# START OF Raw data
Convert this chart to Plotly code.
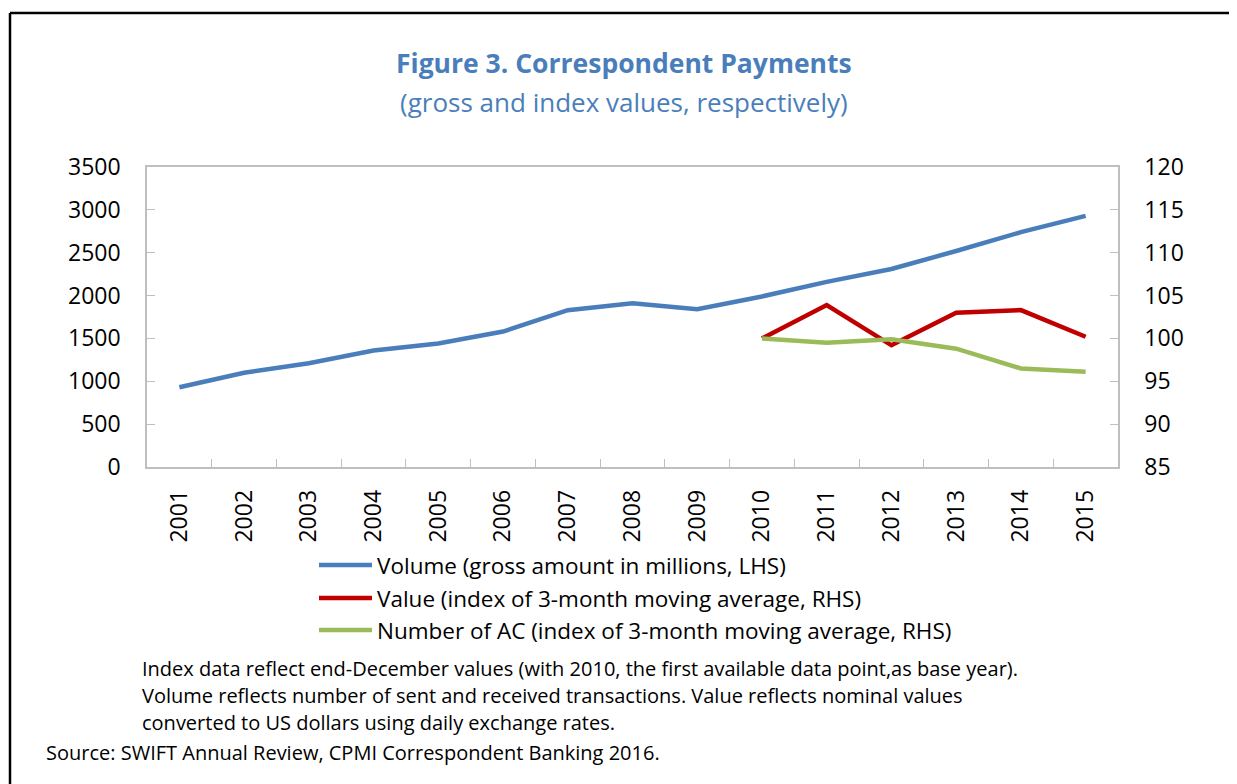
import plotly.graph_objects as go

# data
years = [str(y) for y in range(2001, 2016)]
volume = [930, 1100, 1210, 1360, 1440, 1580, 1830, 1910, 1840,
          1990, 2160, 2310, 2520, 2740, 2930]
index_years = [str(y) for y in range(2010, 2016)]
value_index = [100.0, 103.9, 99.2, 103.0, 103.3, 100.2]
ac_index = [100.0, 99.5, 99.9, 98.8, 96.5, 96.1]

legend_names = [
    "Volume (gross amount in millions, LHS)",
    "Value (index of 3-month moving average, RHS)",
    "Number of AC (index of 3-month moving average, RHS)",
]
notes = [
    "Index data reflect end-December values (with 2010, the first available data point,as base year).",
    "Volume reflects number of sent and received transactions. Value reflects nominal values",
    "converted to US dollars using daily exchange rates.",
]
source = "Source: SWIFT Annual Review, CPMI Correspondent Banking 2016."

BLUE = "#4A7EBB"
RED = "#C00000"
GREEN = "#9BBB59"
AXIS = "#BFBFBF"
FONT = "Open Sans"

# the page body adds an 8px margin, so work in screen pixels minus 8
OFF = 8
W, H = 1237 - OFF, 784 - OFF
L, R, T, B = 147 - OFF, 1118 - OFF, 167 - OFF, 467 - OFF


def px_x(p):
    """screen x pixel -> paper coordinate"""
    return (p - OFF - L) / (R - L)


def px_y(p):
    """screen y pixel -> paper coordinate"""
    return (B - (p - OFF)) / (B - T)


def note(text, x, y, size, **kw):
    fig.add_annotation(x=px_x(x), y=px_y(y), xref="paper", yref="paper",
                       text=text, showarrow=False, yanchor="middle",
                       font=dict(size=size, **kw.pop("font", {})), **kw)


fig = go.Figure()
fig.add_trace(go.Scatter(x=years, y=volume, mode="lines", name=legend_names[0],
                         line=dict(color=BLUE, width=4.5)))
fig.add_trace(go.Scatter(x=index_years, y=value_index, mode="lines", name=legend_names[1],
                         line=dict(color=RED, width=4.5), yaxis="y2"))
fig.add_trace(go.Scatter(x=index_years, y=ac_index, mode="lines", name=legend_names[2],
                         line=dict(color=GREEN, width=4.5), yaxis="y2"))

tick_font = dict(size=23)
fig.update_layout(
    width=W, height=H,
    margin=dict(l=L, r=W - R, t=T, b=H - B),
    paper_bgcolor="white", plot_bgcolor="white",
    showlegend=False,
    font=dict(family=FONT, color="black", size=20),
    xaxis=dict(type="category", categoryorder="array", categoryarray=years,
               range=[-0.5, len(years) - 0.5],
               showline=True, linecolor=AXIS, linewidth=1.5, mirror=True,
               ticks="inside", tickson="boundaries", ticklen=8, tickcolor=AXIS,
               tickangle=-90, tickfont=tick_font, showgrid=False,
               ticklabelstandoff=12),
    yaxis=dict(range=[0, 3500], dtick=500, showline=True, linecolor=AXIS,
               linewidth=1.5, ticks="inside", ticklen=8, tickcolor=AXIS,
               tickfont=tick_font, showgrid=False, zeroline=False,
               ticklabelstandoff=20),
    yaxis2=dict(range=[85, 120], dtick=5, overlaying="y", side="right",
                showline=True, linecolor=AXIS, linewidth=1.5, ticks="inside",
                ticklen=8, tickcolor=AXIS, tickfont=tick_font,
                showgrid=False, zeroline=False, ticklabelstandoff=20),
)

# titles
note("<b>Figure 3. Correspondent Payments</b>", 624, 63, 26.5,
     xanchor="center", font=dict(color=BLUE))
note("(gross and index values, respectively)", 624, 102, 26,
     xanchor="center", font=dict(color=BLUE))

# legend drawn by hand to get the long line samples
for name, color, row_y in zip(legend_names, [BLUE, RED, GREEN], [565, 598, 630]):
    fig.add_shape(type="line", xref="paper", yref="paper",
                  x0=px_x(319), x1=px_x(372), y0=px_y(row_y), y1=px_y(row_y),
                  line=dict(color=color, width=4.5))
    note(name, 375, row_y, 22.5, xanchor="left")

# notes
for line, row_y in zip(notes, [668, 695, 722]):
    note(line, 140, row_y, 20, xanchor="left")
note(source, 44, 752, 20, xanchor="left")

# frame: top and left edges only
fig.add_shape(type="line", xref="paper", yref="paper",
              x0=px_x(10), x1=px_x(1240), y0=px_y(13), y1=px_y(13),
              line=dict(color="black", width=2.5))
fig.add_shape(type="line", xref="paper", yref="paper",
              x0=px_x(10), x1=px_x(10), y0=px_y(13), y1=px_y(800),
              line=dict(color="black", width=2.5))

fig.write_html("out.html")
# END OF Raw data
*Directions*: Without the pictures, copy the material exactly as given.

*Task response*:
Convert this chart to Plotly code.
import plotly.graph_objects as go

# data
years = [str(y) for y in range(2001, 2016)]
volume = [930, 1100, 1210, 1360, 1440, 1580, 1830, 1910, 1840,
          1990, 2160, 2310, 2520, 2740, 2930]
index_years = [str(y) for y in range(2010, 2016)]
value_index = [100.0, 103.9, 99.2, 103.0, 103.3, 100.2]
ac_index = [100.0, 99.5, 99.9, 98.8, 96.5, 96.1]

legend_names = [
    "Volume (gross amount in millions, LHS)",
    "Value (index of 3-month moving average, RHS)",
    "Number of AC (index of 3-month moving average, RHS)",
]
notes = [
    "Index data reflect end-December values (with 2010, the first available data point,as base year).",
    "Volume reflects number of sent and received transactions. Value reflects nominal values",
    "converted to US dollars using daily exchange rates.",
]
source = "Source: SWIFT Annual Review, CPMI Correspondent Banking 2016."

BLUE = "#4A7EBB"
RED = "#C00000"
GREEN = "#9BBB59"
AXIS = "#BFBFBF"
FONT = "Open Sans"

# the page body adds an 8px margin, so work in screen pixels minus 8
OFF = 8
W, H = 1237 - OFF, 784 - OFF
L, R, T, B = 147 - OFF, 1118 - OFF, 167 - OFF, 467 - OFF


def px_x(p):
    """screen x pixel -> paper coordinate"""
    return (p - OFF - L) / (R - L)


def px_y(p):
    """screen y pixel -> paper coordinate"""
    return (B - (p - OFF)) / (B - T)


def note(text, x, y, size, **kw):
    fig.add_annotation(x=px_x(x), y=px_y(y), xref="paper", yref="paper",
                       text=text, showarrow=False, yanchor="middle",
                       font=dict(size=size, **kw.pop("font", {})), **kw)


fig = go.Figure()
fig.add_trace(go.Scatter(x=years, y=volume, mode="lines", name=legend_names[0],
                         line=dict(color=BLUE, width=4.5)))
fig.add_trace(go.Scatter(x=index_years, y=value_index, mode="lines", name=legend_names[1],
                         line=dict(color=RED, width=4.5), yaxis="y2"))
fig.add_trace(go.Scatter(x=index_years, y=ac_index, mode="lines", name=legend_names[2],
                         line=dict(color=GREEN, width=4.5), yaxis="y2"))

tick_font = dict(size=23)
fig.update_layout(
    width=W, height=H,
    margin=dict(l=L, r=W - R, t=T, b=H - B),
    paper_bgcolor="white", plot_bgcolor="white",
    showlegend=False,
    font=dict(family=FONT, color="black", size=20),
    xaxis=dict(type="category", categoryorder="array", categoryarray=years,
               range=[-0.5, len(years) - 0.5],
               showline=True, linecolor=AXIS, linewidth=1.5, mirror=True,
               ticks="inside", tickson="boundaries", ticklen=8, tickcolor=AXIS,
               tickangle=-90, tickfont=tick_font, showgrid=False,
               ticklabelstandoff=12),
    yaxis=dict(range=[0, 3500], dtick=500, showline=True, linecolor=AXIS,
               linewidth=1.5, ticks="inside", ticklen=8, tickcolor=AXIS,
               tickfont=tick_font, showgrid=False, zeroline=False,
               ticklabelstandoff=20),
    yaxis2=dict(range=[85, 120], dtick=5, overlaying="y", side="right",
                showline=True, linecolor=AXIS, linewidth=1.5, ticks="inside",
                ticklen=8, tickcolor=AXIS, tickfont=tick_font,
                showgrid=False, zeroline=False, ticklabelstandoff=20),
)

# titles
note("<b>Figure 3. Correspondent Payments</b>", 624, 63, 26.5,
     xanchor="center", font=dict(color=BLUE))
note("(gross and index values, respectively)", 624, 102, 26,
     xanchor="center", font=dict(color=BLUE))

# legend drawn by hand to get the long line samples
for name, color, row_y in zip(legend_names, [BLUE, RED, GREEN], [565, 598, 630]):
    fig.add_shape(type="line", xref="paper", yref="paper",
                  x0=px_x(319), x1=px_x(372), y0=px_y(row_y), y1=px_y(row_y),
                  line=dict(color=color, width=4.5))
    note(name, 375, row_y, 22.5, xanchor="left")

# notes
for line, row_y in zip(notes, [668, 695, 722]):
    note(line, 140, row_y, 20, xanchor="left")
note(source, 44, 752, 20, xanchor="left")

# frame: top and left edges only
fig.add_shape(type="line", xref="paper", yref="paper",
              x0=px_x(10), x1=px_x(1240), y0=px_y(13), y1=px_y(13),
              line=dict(color="black", width=2.5))
fig.add_shape(type="line", xref="paper", yref="paper",
              x0=px_x(10), x1=px_x(10), y0=px_y(13), y1=px_y(800),
              line=dict(color="black", width=2.5))

fig.write_html("out.html")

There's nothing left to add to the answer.